───── DATA SECTION ─────

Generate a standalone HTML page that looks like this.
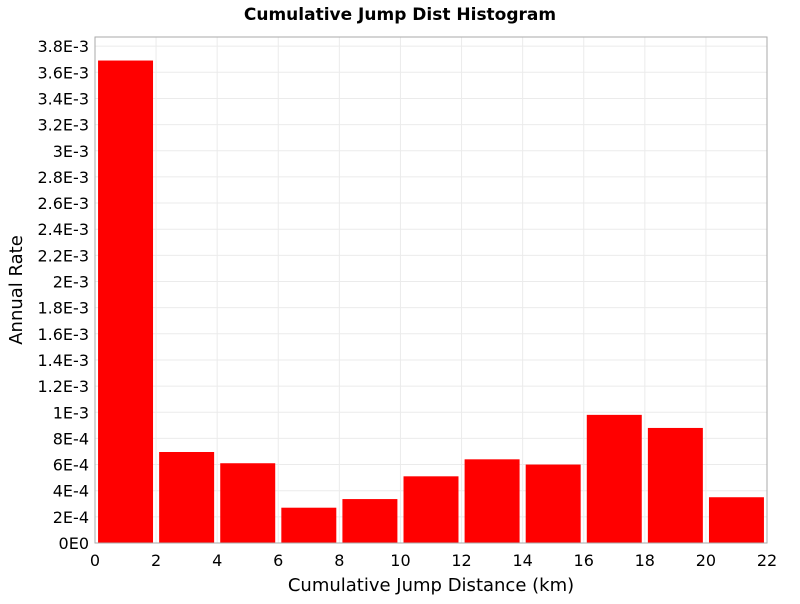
<!DOCTYPE html>
<html><head><meta charset="utf-8"><style>
body{margin:0;background:#fff;font-family:"DejaVu Sans","Liberation Sans",sans-serif}
</style></head><body>
<svg id="chart" width="800" height="600" xmlns="http://www.w3.org/2000/svg">
<text x="400" y="20" text-anchor="middle" font-size="17" font-weight="bold">Cumulative Jump Dist Histogram</text>
<g id="grid"></g>
<g id="bars"></g>
<rect x="95" y="37" width="672" height="506" fill="none" stroke="#aaa"/>
<g id="yt"></g>
<g id="xt"></g>
<text x="431" y="591" text-anchor="middle" font-size="18">Cumulative Jump Distance (km)</text>
<text transform="translate(22,290) rotate(-90)" text-anchor="middle" font-size="18">Annual Rate</text>
</svg>
<script>
const binCenters=[1,3,5,7,9,11,13,15,17,19,21];
const rates=[3.69e-3,6.96e-4,6.1e-4,2.7e-4,3.36e-4,5.1e-4,6.4e-4,6.0e-4,9.8e-4,8.8e-4,3.5e-4];
const yTicks=[0,2e-4,4e-4,6e-4,8e-4,1e-3,1.2e-3,1.4e-3,1.6e-3,1.8e-3,2e-3,2.2e-3,2.4e-3,2.6e-3,2.8e-3,3e-3,3.2e-3,3.4e-3,3.6e-3,3.8e-3];
const yTickLabels=["0E0","2E-4","4E-4","6E-4","8E-4","1E-3","1.2E-3","1.4E-3","1.6E-3","1.8E-3","2E-3","2.2E-3","2.4E-3","2.6E-3","2.8E-3","3E-3","3.2E-3","3.4E-3","3.6E-3","3.8E-3"];
const xTicks=[0,2,4,6,8,10,12,14,16,18,20,22];
const binWidth=1.8;
const L=95,R=767,T=37,B=543,xMax=22,yMax=3.87e-3;
const xs=v=>L+v/xMax*(R-L), ys=v=>B-v/yMax*(B-T);
const NS="http://www.w3.org/2000/svg";
function mk(p,t,a){const e=document.createElementNS(NS,t);for(const k in a)e.setAttribute(k,a[k]);p.appendChild(e);return e;}
const grid=document.getElementById('grid'),bars=document.getElementById('bars'),yt=document.getElementById('yt'),xt=document.getElementById('xt');
yTicks.forEach((v,i)=>{
 const l=mk(grid,'line',{x1:L,x2:R,y1:ys(v),y2:ys(v),stroke:'#ebebeb'});
 
 
 const t=mk(yt,'text',{x:L-6,y:ys(v)+6,'text-anchor':'end','font-size':16});
 t.textContent=yTickLabels[i];
 
 
});
xTicks.forEach(v=>{
 const l=mk(grid,'line',{x1:xs(v),x2:xs(v),y1:T,y2:B,stroke:'#ebebeb'});
 
 
 const t=mk(xt,'text',{x:xs(v),y:B+23,'text-anchor':'middle','font-size':16});
 t.textContent=v;
 
 
});
binCenters.forEach((c,i)=>{
 const x0=xs(c-binWidth/2),x1=xs(c+binWidth/2);
 const r=mk(bars,'rect',{x:x0,y:ys(rates[i]),width:x1-x0,height:B-ys(rates[i]),fill:'#ff0000'});
 
 
});
</script>
</body></html>
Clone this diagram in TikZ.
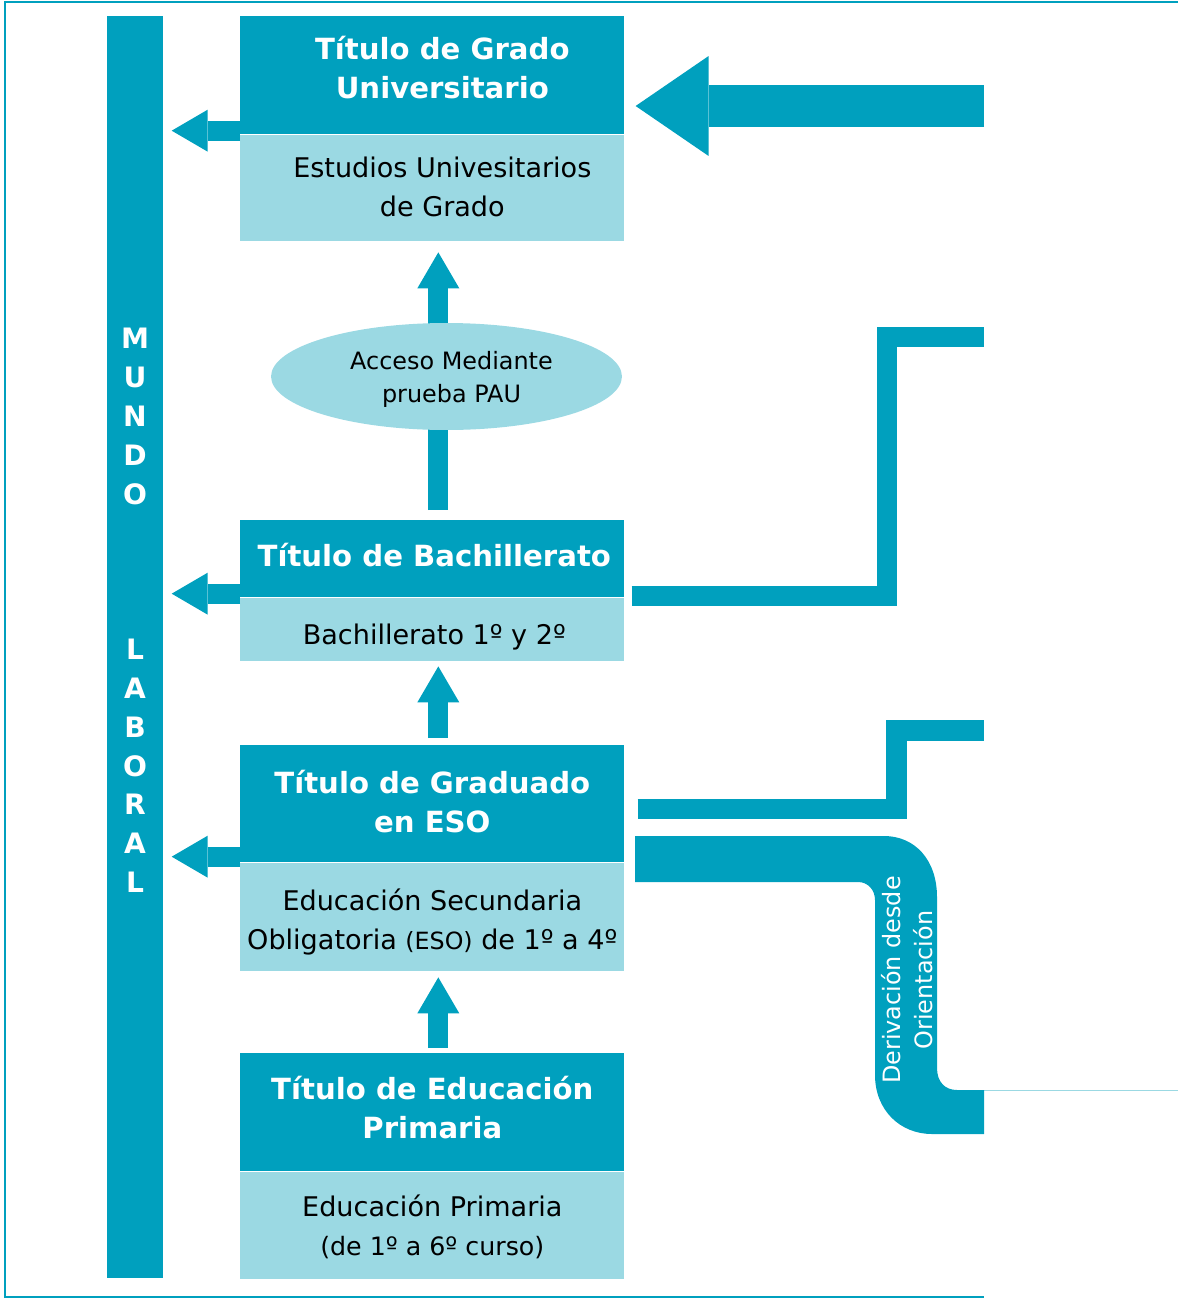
\documentclass[tikz,border=0pt]{standalone}
\usepackage{fontspec}
\setmainfont{DejaVu Sans}
\usetikzlibrary{arrows.meta,calc,positioning,shapes.geometric}
\definecolor{azul}{RGB}{0,160,190}
\definecolor{celeste}{RGB}{155,217,227}

\begin{document}
\begin{tikzpicture}[x=0.02cm,y=-0.02cm,
    titulo/.style={fill=azul,inner sep=0pt,anchor=north west,minimum width=7.68cm},
    estudio/.style={fill=celeste,inner sep=0pt,minimum width=7.68cm},
    titulotxt/.style={text=white,align=center,font=\fontsize{16.6}{22}\selectfont\bfseries},
    estudiotxt/.style={align=center,font=\fontsize{15.4}{22}\selectfont},
    flecha/.style={draw=azul,line width=0.4cm,
      -{Triangle[length=0.72cm,width=0.84cm,line width=0pt]}},
    banda/.style={draw=azul,line width=0.41cm}]
  \useasboundingbox (0,0) rectangle (1178,1298);

  % marco
  \draw[azul,line width=0.04cm] (1178,2) -- (5,2) -- (5,1297) -- (984,1297);
  \draw[celeste,line width=0.02cm] (957,1090) -- (1178,1090);

  % mundo laboral
  \node[fill=azul,inner sep=0pt,anchor=north west,minimum width=1.12cm,
    minimum height=25.24cm] (mundo) at (107,16) {};
  \node[text=white,align=center,font=\fontsize{16}{22.1}\selectfont\bfseries]
    (mundotxt) at (135,610.5)
    {M\\U\\N\\D\\O\\\mbox{}\\\mbox{}\\\mbox{}\\L\\A\\B\\O\\R\\A\\L};

  % cajas
  \node[titulo,minimum height=2.36cm] (grado) at (240,16) {};
  \node[estudio,minimum height=2.12cm,below=0pt of grado] (gradoest) {};
  \node[titulo,minimum height=1.54cm] (bach) at (240,520) {};
  \node[estudio,minimum height=1.26cm,below=0pt of bach] (bachest) {};
  \node[titulo,minimum height=2.34cm] (eso) at (240,745) {};
  \node[estudio,minimum height=2.16cm,below=0pt of eso] (esoest) {};
  \node[titulo,minimum height=2.36cm] (prim) at (240,1053) {};
  \node[estudio,minimum height=2.14cm,below=0pt of prim] (primest) {};

  \node[titulotxt] (gradotxt) at ($(grado)+(10,-8)$) {Título de Grado\\Universitario};
  \node[estudiotxt] (gradoesttxt) at ($(gradoest)+(10,-1)$) {Estudios Univesitarios\\de Grado};
  \node[titulotxt] (bachtxt) at ($(bach)+(2,-4)$) {Título de Bachillerato};
  \node[estudiotxt] (bachesttxt) at ($(bachest)+(2,7)$) {Bachillerato 1º y 2º};
  \node[titulotxt] (esotxt) at ($(eso)+(0,-2)$) {Título de Graduado\\en ESO};
  \node[estudiotxt] (esoesttxt) at ($(esoest)+(0,5)$)
    {Educación Secundaria\\Obligatoria {\fontsize{13.5}{22}\selectfont(ESO)} de 1º a 4º};
  \node[titulotxt] (primtxt) at ($(prim)+(0,-5)$) {Título de Educación\\Primaria};
  \node[estudiotxt] (primesttxt) at ($(primest)+(0,1)$)
    {Educación Primaria\\{\fontsize{14.4}{22}\selectfont(de 1º a 6º curso)}};

  % salidas al mundo laboral
  \draw[flecha] ($(grado.south west)+(0,-4)$) -- ($(mundo.east |- grado.south)+(8,-4)$);
  \draw[flecha] ($(bach.south west)+(0,-4)$) -- ($(mundo.east |- bach.south)+(8,-4)$);
  \draw[flecha] ($(eso.south west)+(0,-6)$) -- ($(mundo.east |- eso.south)+(8,-6)$);

  % subida entre niveles
  \draw[flecha] ($(bach.north)+(6,-10)$) -- ($(gradoest.south)+(6,11)$);
  \draw[flecha] ($(eso.north)+(6,-7)$) -- ($(bachest.south)+(6,5)$);
  \draw[flecha] ($(prim.north)+(6,-5)$) -- ($(esoest.south)+(6,6)$);
  \node[ellipse,fill=celeste,inner sep=0pt,minimum width=7.02cm,minimum height=2.14cm]
    (pau) at (446.5,376.5) {};
  \node[align=center,font=\fontsize{13.6}{18.7}\selectfont] (pautxt)
    at ($(pau)+(5,3)$) {Acceso Mediante\\prueba PAU};

  % entradas por la derecha
  \coordinate (univ) at (984,106);
  \draw[draw=azul,line width=0.86cm,
    -{Triangle[length=1.46cm,width=2cm,line width=0pt]}]
    (univ) -- ($(grado.east |- univ)+(11,0)$);
  \draw[banda,line width=0.4cm] ($(bachest.north east)+(7,-2)$) -| (886.5,337) -- (984,337);
  \draw[banda] ($(esoest.north east)+(13,-53.5)$) -| (896.5,730.5) -- (984,730.5);

  % derivacion
  \fill[azul] (635,836) -- (884,836) .. controls (915,836) and (937,860) .. (937,897)
    -- (937,1068) .. controls (937,1082) and (945,1090) .. (957,1090) -- (984,1090)
    -- (984,1134) -- (932,1134) .. controls (900,1134) and (875,1110) .. (875,1075)
    -- (875,900) .. controls (875,890) and (868,882) .. (858,882) -- (635,882) -- cycle;
  \node[rotate=90,text=white,align=center,font=\fontsize{13.6}{18}\selectfont]
    (deriv) at (907,980) {Derivación desde\\Orientación};
\end{tikzpicture}
\end{document}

─────

Counting only lines of the data above that hold "standalone", report the total and nothing else.

■ COMPLETED TASK: 2